Indeed, that is the reality, even as Pelley was noticeably careful to avoid absolutes in his response. Besides, with the certain exception of Pieters—definitely one of Europe’s 12 best golfers—and the possible exception of Wiesberger (a member of the 2021 European team at Whistling Straits) none of the other 10 LIV mercenaries were likely to feature even in more normal times.

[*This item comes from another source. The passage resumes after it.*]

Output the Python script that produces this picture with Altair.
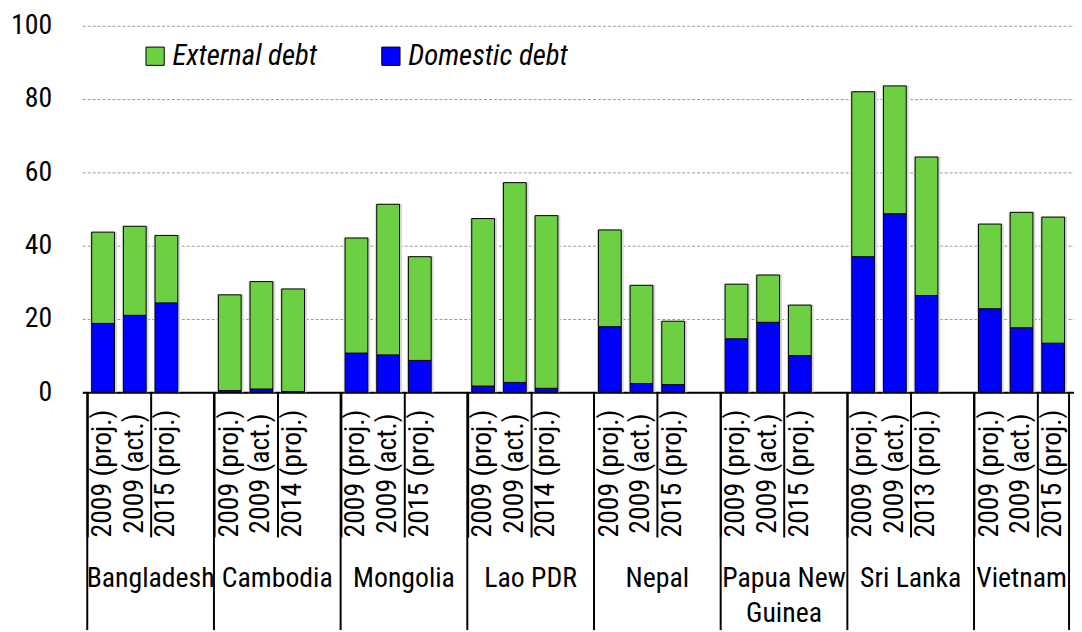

“To be honest, the Ryder Cup won’t really be part of the DP World Tour’s dealings with the LIV players,” said Irishman Paul McGinley, three times a Ryder Cup player and a winning captain at Gleneagles in 2014. “Not this year. It’s really too late. Relationships between those who went to LIV and tour loyalists are not going to mend in three or four months. Which is not to say that, technically at least, Luke won’t be allowed to make any decision he wants. He won’t be forced to pick someone or not pick someone. But I also know that, if he did blend LIV players into the team or as part of his back-room squad, a new dynamic would be created, one that would be very difficult to manage. Luke has enough on his hands with the strength of the American team and the changing of our old guard to one largely new, without trying to manage relationships within the camp.”

Still, even amidst his well-argued skepticism, McGinley came up with one contradictory scenario.

“Nothing will be ruled out, of course,” continued the four-time DP World Tour winner. “If, say, Martin Kaymer was to win two major championships this year, he would have to be considered. Unlike, say, Ian Poulter or Lee Westwood, he hasn’t created a lot of anti-tour noise. He’s a nice guy. If anyone could be blended in, assuming he was also playing unbelievably well, it is him. So, of course, Luke will keep his options open.”

As for Donald himself, the Englishman is understandably unconcerned by the events of last week. Not even the unexpectedly early exit of Rory McIlroy from the year’s first major was ruffling Donald’s familiar equilibrium.

“I don’t think much has changed, as far as my role is concerned,” he said. “The guys from LIV can still stay on the DP World Tour. They can still play in the majors if they are eligible and so earn points. We know that 14 times during the year they are contracted to events that don’t carry points. Then I’ll have to wait and see what the tour decides to do with any penalties they want to impose. And then how the LIV players react to those.

“All in all, it’s obviously going to be much more difficult for them to qualify automatically. But they still could. The bottom line is that I am free to go my own way on any and all of this. My job is simple: I have to pick what I think is the team with the best chance of winning.”

On that, at least, there is no confusion.